PS: I did post all this already on friday but it never showed up in the forum. It also always takes a very long time between sending a post and before being visible here - also without attachements. Is this normal?


https://mpe.berklee.edu/documents/studio/manuals/testingmet/Hitachi%20V212/V-211%20V-212%20Operation%20Manual.pdf
 

Attachments

  • add on board 6845 mostech2716.bin.zip
    902 bytes · Views: 1
  • D8 EDIT Basic 4.0 intel 2716.bin.zip
    2 KB · Views: 1
Hi,

i found an analog scope near by. Its a Hitachi V-212 with 20 Mhz and 2 channels. And it can handle an external trigger (whatever it means). Unfortunately i have no glue about the screen buffer size of this unit as I have no scope experience and knowledge at all. Also the seller does not know whats about the screen buffer. Is this a kind of memory in the unit? I think i am ok with 20 Mhz as my interest is limited to Retro Computers from the 70´s and the 80´s. Is this something i can work with?

I tried to attach the Dump files from the Graphic board EPROM and from the EDIT EPROM because I have been told in the EDIT ROM Software there should be the driver for the 6845 Board included. But my posts with the files do not show up here. I tried on friday and on saturday. I zipped both files. Maybe the forum administrator keeps rejecting this? Can you please advise how to upload these bin files?

I wish you a nice weekend.
Best regards
Denis
 
Hi,

i am doing some progress.

1) I de- installed the 6845 graphic board and dont get the black screen anymore but the same garbage screen as with the board. The reason was a bad contact to the board on the 74191, Pin 7 at G5. Therefore the CLK1 signal did not move on through the board circuit but did still go through the red wire which connected to the 6845 board. I will now try to fix the system without that board

2) I familiarized myself with the retro scope i bought last week (Hitachi V-212). Still need to learn a lot how to use it efficiently but i get used of it

3) I used 2x 40 pin sockets to prepare a NOP Generator together with my new old stock 6502 (i tested in my Apple 2 – so this CPU is definitly ok!).
Today i measured the right frequencies on all adress lines – ok!
Now i also know that my logic tester is working properly – i was quickly checking some adress lines on the RAM and ROM. There seems to be a lot of life on the messy board!:)

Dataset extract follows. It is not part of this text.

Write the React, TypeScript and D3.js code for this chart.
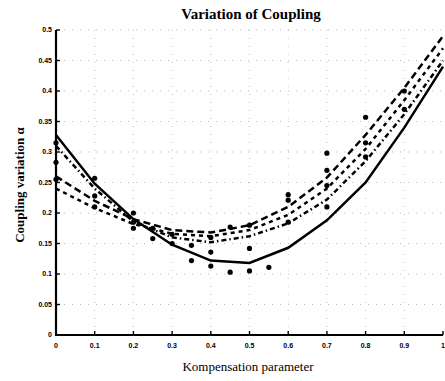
import * as d3 from "d3";

const W = 445;
const H = 381;

// parameter values along the x axis
const kompParam = [0, 0.1, 0.2, 0.3, 0.4, 0.5, 0.6, 0.7, 0.8, 0.9, 1.0];

// fitted curves
const fitSolid = [0.328, 0.248, 0.19, 0.148, 0.122, 0.118, 0.143, 0.188, 0.25, 0.34, 0.44];
const fitLongDash = [0.26, 0.22, 0.19, 0.172, 0.168, 0.18, 0.21, 0.258, 0.328, 0.405, 0.49];
const fitShortDash = [0.24, 0.208, 0.182, 0.166, 0.162, 0.172, 0.197, 0.24, 0.305, 0.385, 0.47];
const fitDashDot = [0.31, 0.24, 0.186, 0.16, 0.152, 0.162, 0.183, 0.222, 0.285, 0.362, 0.45];

// measured points
const measX = [
  0, 0, 0,
  0.1, 0.1, 0.1,
  0.2, 0.2, 0.2,
  0.25, 0.25,
  0.3, 0.3,
  0.35, 0.35,
  0.4, 0.4, 0.4,
  0.45, 0.45,
  0.5, 0.5, 0.5,
  0.55,
  0.6, 0.6, 0.6,
  0.7, 0.7, 0.7, 0.7,
  0.8, 0.8, 0.8,
  0.9, 0.9,
];
const measY = [
  0.315, 0.283, 0.255,
  0.257, 0.228, 0.21,
  0.2, 0.185, 0.175,
  0.175, 0.158,
  0.15, 0.165,
  0.147, 0.122,
  0.136, 0.113, 0.16,
  0.103, 0.177,
  0.105, 0.142, 0.18,
  0.111,
  0.23, 0.221, 0.185,
  0.298, 0.27, 0.245, 0.21,
  0.357, 0.315, 0.292,
  0.4, 0.37,
];

const xTicks = [0, 0.1, 0.2, 0.3, 0.4, 0.5, 0.6, 0.7, 0.8, 0.9, 1];
const yTicks = [0, 0.05, 0.1, 0.15, 0.2, 0.25, 0.3, 0.35, 0.4, 0.45, 0.5];

const titleText = "Variation of Coupling";
const xLabel = "Kompensation parameter";
const yLabel = "Coupling variation α";

export default function App() {
  const x = d3.scaleLinear().domain([0, 1]).range([56, 443]);
  const y = d3.scaleLinear().domain([0, 0.5]).range([335, 30]);

  const line = (vals: number[]) =>
    d3
      .line<number>()
      .x((_, i) => x(kompParam[i]))
      .y((d) => y(d))(vals) ?? "";

  const curves = [
    { vals: fitSolid, dash: "none" },
    { vals: fitLongDash, dash: "7 4" },
    { vals: fitShortDash, dash: "4 4" },
    { vals: fitDashDot, dash: "5 3 1.5 3" },
  ];

  const tickFont = "'Liberation Sans', Arial, sans-serif";
  const serif = "'Liberation Serif', 'Times New Roman', serif";

  return (
    <div style={{ position: "absolute", left: 0, top: 0 }}>
      <svg width={W} height={H} style={{ display: "block", background: "#fff" }}>
        {/* dotted grid */}
        <g stroke="#aaa" strokeWidth={0.8} strokeDasharray="1 7">
          {xTicks.slice(1, -1).map((t) => (
            <line key={"gx" + t} x1={x(t)} x2={x(t)} y1={y(0)} y2={y(0.5)} />
          ))}
          {yTicks.slice(1).map((t) => (
            <line key={"gy" + t} x1={x(0)} x2={x(1)} y1={y(t)} y2={y(t)} />
          ))}
        </g>

        {/* curves */}
        {curves.map((c, i) => (
          <path
            key={i}
            d={line(c.vals)}
            fill="none"
            stroke="#000"
            strokeWidth={2.5}
            strokeDasharray={c.dash}
          />
        ))}

        {/* measurements */}
        {measX.map((mx, i) => (
          <circle key={i} cx={x(mx)} cy={y(measY[i])} r={2.6} fill="#000" />
        ))}

        {/* axes */}
        <line x1={x(0)} x2={x(0)} y1={y(0) + 1} y2={y(0.5)} stroke="#000" strokeWidth={2.2} />
        <line x1={x(0)} x2={x(1)} y1={y(0)} y2={y(0)} stroke="#000" strokeWidth={2} />
        {yTicks.map((t) => (
          <g key={"yt" + t}>
            <line x1={x(0)} x2={x(0) + 4} y1={y(t)} y2={y(t)} stroke="#000" strokeWidth={1.4} />
            <text
              x={x(0) - 4}
              y={y(t)}
              dy="0.35em"
              textAnchor="end"
              fontFamily={tickFont}
              fontWeight="bold"
              fontSize={7}
            >
              {d3.format("~g")(t)}
            </text>
          </g>
        ))}
        {xTicks.map((t) => (
          <g key={"xt" + t}>
            <line x1={x(t)} x2={x(t)} y1={y(0)} y2={y(0) - 4} stroke="#000" strokeWidth={1.4} />
            <text
              x={x(t)}
              y={y(0) + 13}
              textAnchor="middle"
              fontFamily={tickFont}
              fontWeight="bold"
              fontSize={7}
            >
              {d3.format("~g")(t)}
            </text>
          </g>
        ))}

        {/* labels */}
        <text
          x={251}
          y={19}
          textAnchor="middle"
          fontFamily={serif}
          fontWeight="bold"
          fontSize={15}
        >
          {titleText}
        </text>
        <text x={248} y={371} textAnchor="middle" fontFamily={serif} fontSize={13}>
          {xLabel}
        </text>
        <text
          transform="translate(24,185) rotate(-90)"
          textAnchor="middle"
          fontFamily={serif}
          fontWeight="bold"
          fontSize={13}
        >
          {yLabel}
        </text>
      </svg>
    </div>
  );
}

4) I am still struggling why i dont get a random garbage screen. After every power cycle it is always the same picture (see attachement). I did watch the Video from Frank when he repaired an issue on the graphic circuit and see some similarities. I have checked the input (Pin6) and the output (Pin7) of the 74LS157 (at F6) and i believe there is not a good signal on both (see attachements).
But i am not sure. I already replaced that chip but no improvement. I also replaced the other 74LS157 chips (F5, F3) but again no change. I still stuck on the same garbage picture.

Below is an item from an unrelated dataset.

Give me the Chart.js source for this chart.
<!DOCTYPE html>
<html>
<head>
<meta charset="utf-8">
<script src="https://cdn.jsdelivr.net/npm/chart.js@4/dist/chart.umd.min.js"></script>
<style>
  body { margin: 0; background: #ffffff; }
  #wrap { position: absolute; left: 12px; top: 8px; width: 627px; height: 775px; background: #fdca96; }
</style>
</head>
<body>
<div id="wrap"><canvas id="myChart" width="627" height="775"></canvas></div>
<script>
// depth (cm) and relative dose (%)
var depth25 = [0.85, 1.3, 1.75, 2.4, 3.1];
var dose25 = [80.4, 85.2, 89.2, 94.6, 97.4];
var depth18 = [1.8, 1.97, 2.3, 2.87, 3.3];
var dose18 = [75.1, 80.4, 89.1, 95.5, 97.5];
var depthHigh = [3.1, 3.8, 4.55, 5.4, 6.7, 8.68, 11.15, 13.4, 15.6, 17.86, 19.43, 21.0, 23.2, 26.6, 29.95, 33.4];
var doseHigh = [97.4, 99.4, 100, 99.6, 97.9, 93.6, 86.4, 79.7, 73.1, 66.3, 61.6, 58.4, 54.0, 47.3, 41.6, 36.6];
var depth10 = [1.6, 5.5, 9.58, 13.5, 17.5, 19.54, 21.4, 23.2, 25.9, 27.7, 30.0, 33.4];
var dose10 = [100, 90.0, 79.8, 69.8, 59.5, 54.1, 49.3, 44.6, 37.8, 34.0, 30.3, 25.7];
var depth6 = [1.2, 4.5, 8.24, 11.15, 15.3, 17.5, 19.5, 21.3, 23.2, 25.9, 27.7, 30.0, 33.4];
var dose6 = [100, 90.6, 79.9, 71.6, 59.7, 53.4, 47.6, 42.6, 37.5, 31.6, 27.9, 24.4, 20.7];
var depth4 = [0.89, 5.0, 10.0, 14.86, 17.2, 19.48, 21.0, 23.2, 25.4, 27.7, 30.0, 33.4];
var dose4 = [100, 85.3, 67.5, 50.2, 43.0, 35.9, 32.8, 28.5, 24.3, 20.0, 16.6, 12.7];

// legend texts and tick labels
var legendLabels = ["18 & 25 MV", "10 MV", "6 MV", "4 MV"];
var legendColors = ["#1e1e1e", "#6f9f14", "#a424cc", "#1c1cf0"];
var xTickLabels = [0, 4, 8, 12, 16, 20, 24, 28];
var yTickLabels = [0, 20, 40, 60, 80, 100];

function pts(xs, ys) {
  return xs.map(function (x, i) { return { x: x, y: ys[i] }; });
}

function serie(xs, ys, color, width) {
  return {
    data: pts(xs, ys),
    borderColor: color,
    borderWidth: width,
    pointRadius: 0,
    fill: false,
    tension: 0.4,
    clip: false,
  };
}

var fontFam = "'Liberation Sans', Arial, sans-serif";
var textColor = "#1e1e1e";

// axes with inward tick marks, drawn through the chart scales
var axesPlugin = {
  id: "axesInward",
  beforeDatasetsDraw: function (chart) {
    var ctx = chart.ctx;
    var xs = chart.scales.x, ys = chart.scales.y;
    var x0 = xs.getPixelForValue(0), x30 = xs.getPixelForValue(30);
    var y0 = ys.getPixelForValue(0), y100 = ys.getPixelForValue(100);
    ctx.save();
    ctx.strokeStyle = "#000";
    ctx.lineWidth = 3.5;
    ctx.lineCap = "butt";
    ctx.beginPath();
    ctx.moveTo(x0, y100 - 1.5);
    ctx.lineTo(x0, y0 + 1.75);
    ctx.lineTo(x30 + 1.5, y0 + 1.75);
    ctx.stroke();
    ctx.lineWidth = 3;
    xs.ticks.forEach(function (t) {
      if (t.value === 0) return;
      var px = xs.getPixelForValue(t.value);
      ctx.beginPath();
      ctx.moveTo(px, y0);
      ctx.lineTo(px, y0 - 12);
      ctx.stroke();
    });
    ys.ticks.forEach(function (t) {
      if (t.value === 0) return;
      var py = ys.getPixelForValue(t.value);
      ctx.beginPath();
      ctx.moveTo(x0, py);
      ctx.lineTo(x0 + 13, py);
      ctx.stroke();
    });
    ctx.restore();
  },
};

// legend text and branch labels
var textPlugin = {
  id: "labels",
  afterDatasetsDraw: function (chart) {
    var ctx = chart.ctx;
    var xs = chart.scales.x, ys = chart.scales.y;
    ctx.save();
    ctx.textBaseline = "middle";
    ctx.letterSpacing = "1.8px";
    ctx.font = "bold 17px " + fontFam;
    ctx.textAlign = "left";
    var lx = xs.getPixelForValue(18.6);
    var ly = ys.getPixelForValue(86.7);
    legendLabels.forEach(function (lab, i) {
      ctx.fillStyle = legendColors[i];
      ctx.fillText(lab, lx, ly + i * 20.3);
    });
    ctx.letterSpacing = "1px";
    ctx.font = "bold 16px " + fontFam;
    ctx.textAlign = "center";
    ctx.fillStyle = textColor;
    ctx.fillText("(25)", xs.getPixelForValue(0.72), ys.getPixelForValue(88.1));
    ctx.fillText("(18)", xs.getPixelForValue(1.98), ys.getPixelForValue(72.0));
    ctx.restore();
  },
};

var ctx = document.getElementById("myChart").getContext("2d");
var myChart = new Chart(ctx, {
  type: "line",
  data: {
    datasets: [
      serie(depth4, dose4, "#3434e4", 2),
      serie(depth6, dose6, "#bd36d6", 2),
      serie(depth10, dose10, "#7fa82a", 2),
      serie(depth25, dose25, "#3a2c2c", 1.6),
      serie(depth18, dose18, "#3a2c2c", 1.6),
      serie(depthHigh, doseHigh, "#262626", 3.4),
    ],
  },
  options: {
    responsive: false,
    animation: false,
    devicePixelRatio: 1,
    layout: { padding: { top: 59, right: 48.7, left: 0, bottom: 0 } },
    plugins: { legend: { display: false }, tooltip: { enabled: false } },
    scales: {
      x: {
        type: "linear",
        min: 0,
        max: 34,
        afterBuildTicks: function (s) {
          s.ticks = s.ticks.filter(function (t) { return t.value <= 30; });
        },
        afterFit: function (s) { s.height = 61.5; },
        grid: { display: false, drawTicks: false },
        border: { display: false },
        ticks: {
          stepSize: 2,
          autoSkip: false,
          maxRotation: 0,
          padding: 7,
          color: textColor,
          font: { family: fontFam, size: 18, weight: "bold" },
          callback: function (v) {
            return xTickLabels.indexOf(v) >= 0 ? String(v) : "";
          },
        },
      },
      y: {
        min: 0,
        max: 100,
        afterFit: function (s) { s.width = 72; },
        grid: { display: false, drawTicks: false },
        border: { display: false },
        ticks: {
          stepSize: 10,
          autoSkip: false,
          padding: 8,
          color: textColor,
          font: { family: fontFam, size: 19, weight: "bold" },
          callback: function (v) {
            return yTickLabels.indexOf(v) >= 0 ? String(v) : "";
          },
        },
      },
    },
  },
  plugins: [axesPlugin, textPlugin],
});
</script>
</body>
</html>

Any suggestions how i should move on with my troubleshooting? Unfortunately i still do not understand how the graphic signal is routed.
I still dont know whether the non- random garbage screen is due to a faulty graphic circuit or because of something else….

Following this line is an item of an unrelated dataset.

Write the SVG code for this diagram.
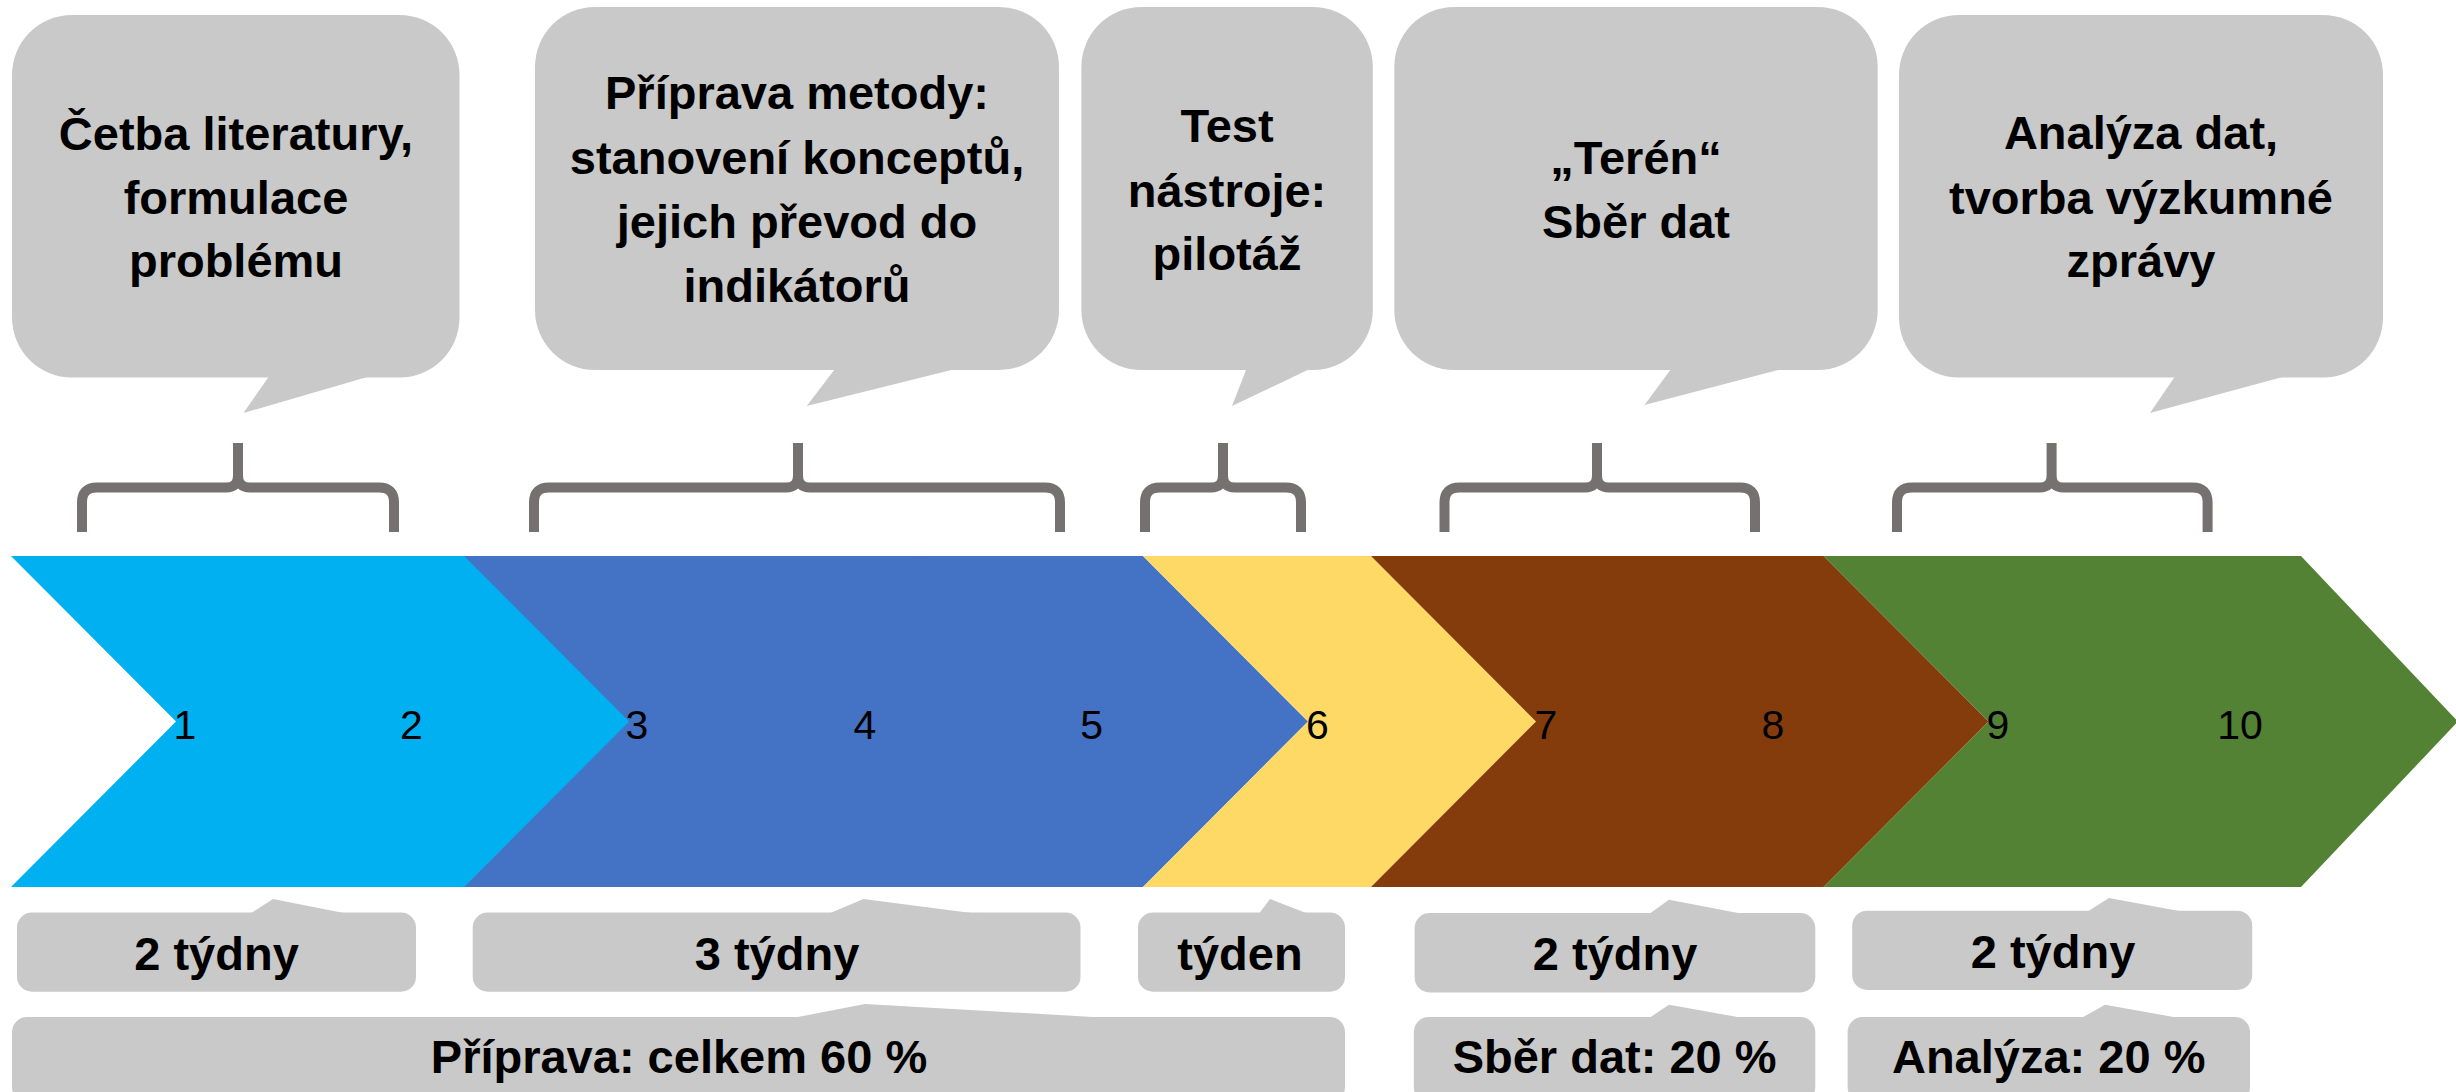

Garbage without graphic board.jpg
F6_Pin6.jpg
F6_Pin7.jpg
 
Denis,
When the two video RAM chips (F7 and F8 ) are removed, you say you get a checkerboard pattern, that says that a lot of your video data path is OK. It leads me to think that something around the video RAMs is the problem. First check the sockets and the 2114 RAMs for good signals. Check that signal 'TV RAM R/W' at F8-pin 10 is high or mostly high. Did you say you already replaced the video RAM?